Lo frances n’a merces sonque s’en pot

aver d’argent, sens autre drech.

A eles l’abondança e la granda bombança.

Engana e traïson, aqui lor confession.

[Your Frank shows mercy just to those who can pay him. / There’s no other argument ever can sway him. / He lives in abundance; his table’s a feast, / but mark my words, he’s a treacherous beast.]

Weddings are a favourite device of dramatists to provoke outbursts on both sides. Whether the mutual mistrust of north and south erupted into blows and bloodshed on this occasion is unknown. Suger keeps a diplomatic silence, but had there been good news to report, he would have included it in his account. What particularly worried both him and Thibault of Champagne was the absence from the wedding of the rebel count of Angoulême.

Was there some fracas in the streets of Bordeaux, or had rumours reached Suger and Thibault of an ambush in force being planned by him on the journey north? It is hard to account otherwise for the precipitate and furtive departure from Bordeaux of the new duke and his duchess after Arch-bishop Geoffroi had obtained Louis’ charter confirming his father’s grant of freedoms to the Church, now sealed by him as duke of Aquitaine by marriage to Eleanor.
24
Bride and groom spent little time at the table, and must have left before their subjects had finished feasting, for they slipped out of the palace and across the Garonne by boat to where Young Louis’ tented camp had already been struck.
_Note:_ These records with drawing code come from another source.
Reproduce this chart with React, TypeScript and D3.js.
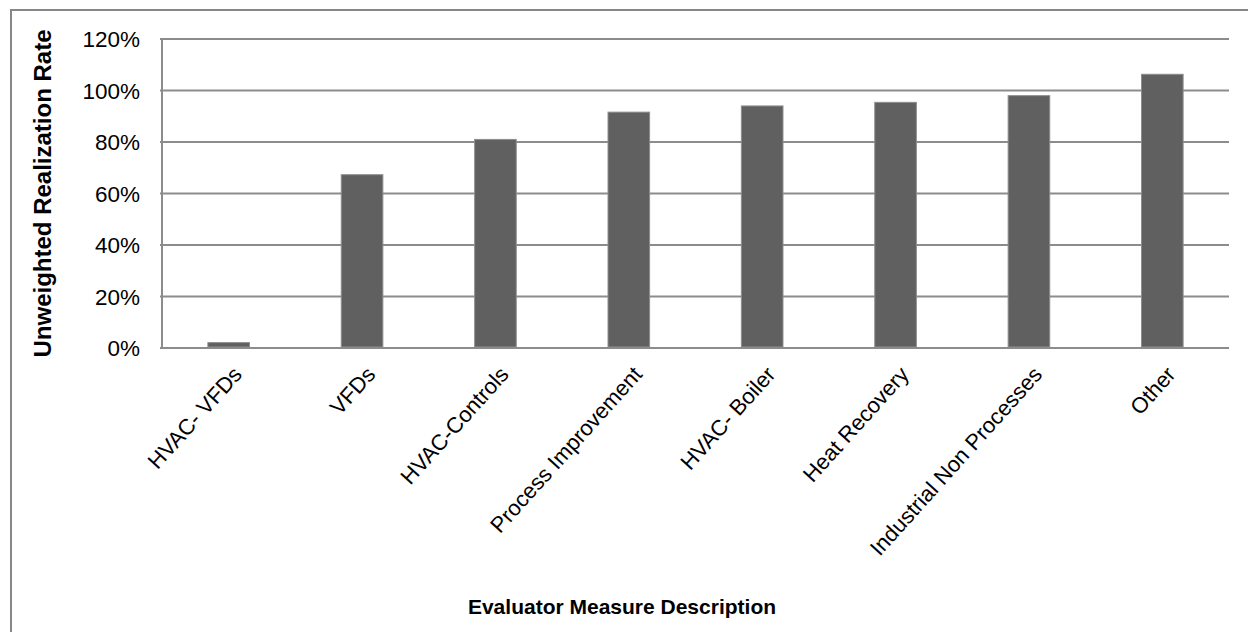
import React from "react";
import * as d3 from "d3";

const categories: string[] = [
  "HVAC- VFDs",
  "VFDs",
  "HVAC-Controls",
  "Process Improvement",
  "HVAC- Boiler",
  "Heat Recovery",
  "Industrial Non Processes",
  "Other",
];
const rates: number[] = [2.1, 67.3, 81, 91.6, 94, 95.4, 98, 106.3];
const yTicks: number[] = [0, 20, 40, 60, 80, 100, 120];
const yTitle = "Unweighted Realization Rate";
const xTitle = "Evaluator Measure Description";

const W = 1248;
const H = 632;
const plot = { left: 162, right: 1229, top: 39, bottom: 348 };
const FONT = "'Liberation Sans', Arial, sans-serif";

export default function App() {
  const x = d3
    .scaleBand<string>()
    .domain(categories)
    .range([plot.left, plot.right])
    .paddingInner(0.688)
    .paddingOuter(0.344);
  const y = d3.scaleLinear().domain([0, 120]).range([plot.bottom, plot.top]);
  const band = (plot.right - plot.left) / categories.length;

  return (
    <svg
      width={W}
      height={H}
      style={{ position: "absolute", left: 0, top: 0, display: "block", background: "#fff" }}
      fontFamily={FONT}
    >
      <rect x={11} y={10} width={W + 20} height={H + 20} fill="#fff" stroke="#878787" strokeWidth={2} />
      {yTicks.map((t) => (
        <g key={t}>
          <line x1={plot.left - 2} x2={plot.right} y1={y(t)} y2={y(t)} stroke="#8c8c8c" strokeWidth={2} />
          <text x={140} y={y(t)} dy="0.36em" textAnchor="end" fontSize={22.5} fill="#000">
            {t}%
          </text>
        </g>
      ))}
      <line x1={plot.left} x2={plot.left} y1={plot.top} y2={plot.bottom} stroke="#8c8c8c" strokeWidth={2} />
      {categories.map((c, i) => (
        <rect
          key={c}
          x={x(c)}
          y={y(rates[i])}
          width={x.bandwidth()}
          height={y(0) - y(rates[i]) - 1}
          fill="#606060"
          stroke="#8e8e8e"
          strokeWidth={1}
        />
      ))}
      <line x1={plot.left} x2={plot.right} y1={plot.bottom} y2={plot.bottom} stroke="#8c8c8c" strokeWidth={2} />
      {categories.map((c, i) => {
        const cx = plot.left + band * (i + 0.5);
        const ax = cx + 3;
        const ay = 365;
        return (
          <text
            key={c}
            x={ax}
            y={ay}
            textAnchor="end"
            fontSize={22}
            fill="#000"
            transform={`rotate(-48 ${ax} ${ay})`}
            dy="0.7em"
          >
            {c}
          </text>
        );
      })}
      <text
        transform={`translate(51 ${(plot.top + plot.bottom) / 2}) rotate(-90)`}
        textAnchor="middle"
        fontSize={24}
        fontWeight="bold"
        fill="#000"
      >
        {yTitle}
      </text>
      <text x={622} y={614} textAnchor="middle" fontSize={21} fontWeight="bold" fill="#000">
        {xTitle}
      </text>
    </svg>
  );
}
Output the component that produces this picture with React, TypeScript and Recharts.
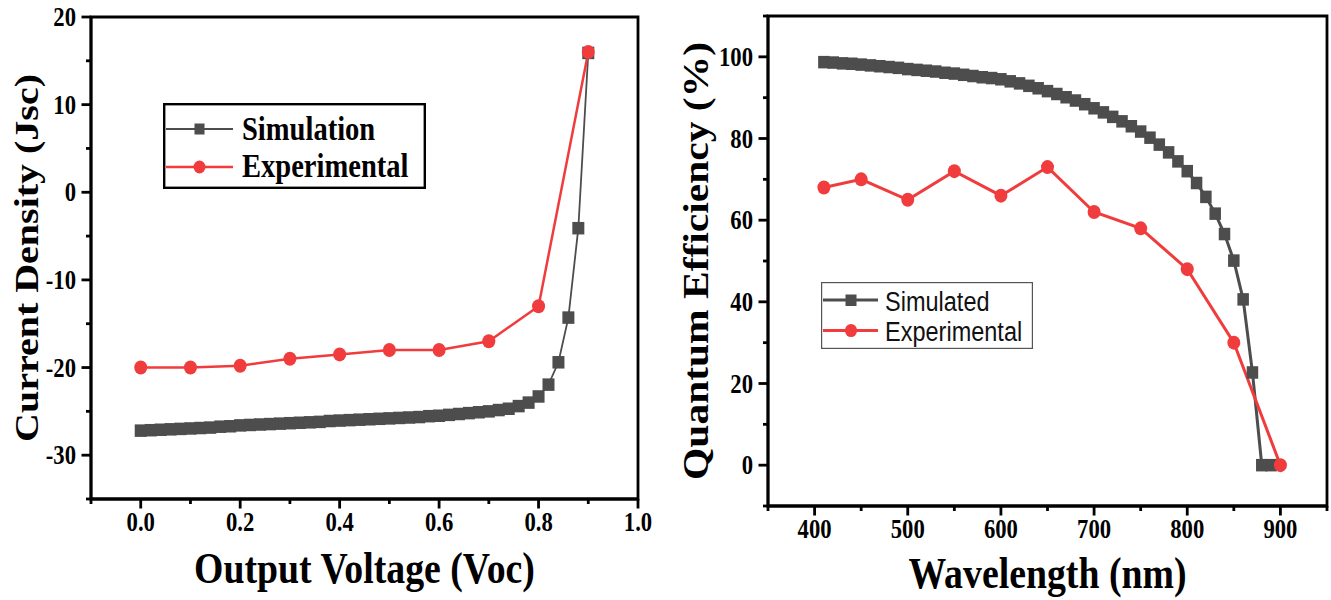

The short route back to Paris via Bourges would have enabled Louis to be installed as count of Poitou in Limoges on the way. But either Suger thought it important to win over the citizens of Poitiers, who could turn out to be useful allies of Louis and Eleanor in the struggles with their vassals that he foresaw, or else the count of Champagne had reason to fear an ambush on the road to Limoges. So they rode north along the old Roman road to Poitiers, crossing the Dordogne and pressing on past Bourg to Blaye.

The image of a gracious duchess elegantly mounted aside is misleading. The three-pommelled side saddle was invented for nineteenth-century ladies who wished to go hunting. Although there were earlier women’s saddles facing sideways, these were rigid boxes
on which the lady perched with her feet on a board or
planchette
while the horse was led at walking pace by a groom. This would have been impractical and dangerous for the sort of mileage that Eleanor frequently covered in a day, so she rode astride.

And this was no pleasant day’s ride in the country. Leaving Bordeaux at midday, they covered eighty miles at breakneck speed, changing horses at each river crossing
25
or more often, to reach at dusk the safety of the castle of Taillebourg on the north bank of the Charente a few miles past Saintes. There, the young couple could relax and consummate the marriage,
26
installed in the private quarters of Taillebourg’s master, Geoffroi de Rancon. It was ironically he, the most loyal of all Eleanor’s Poitevin vassals, who would be the cause of her great disgrace in Turkey on the Second Crusade.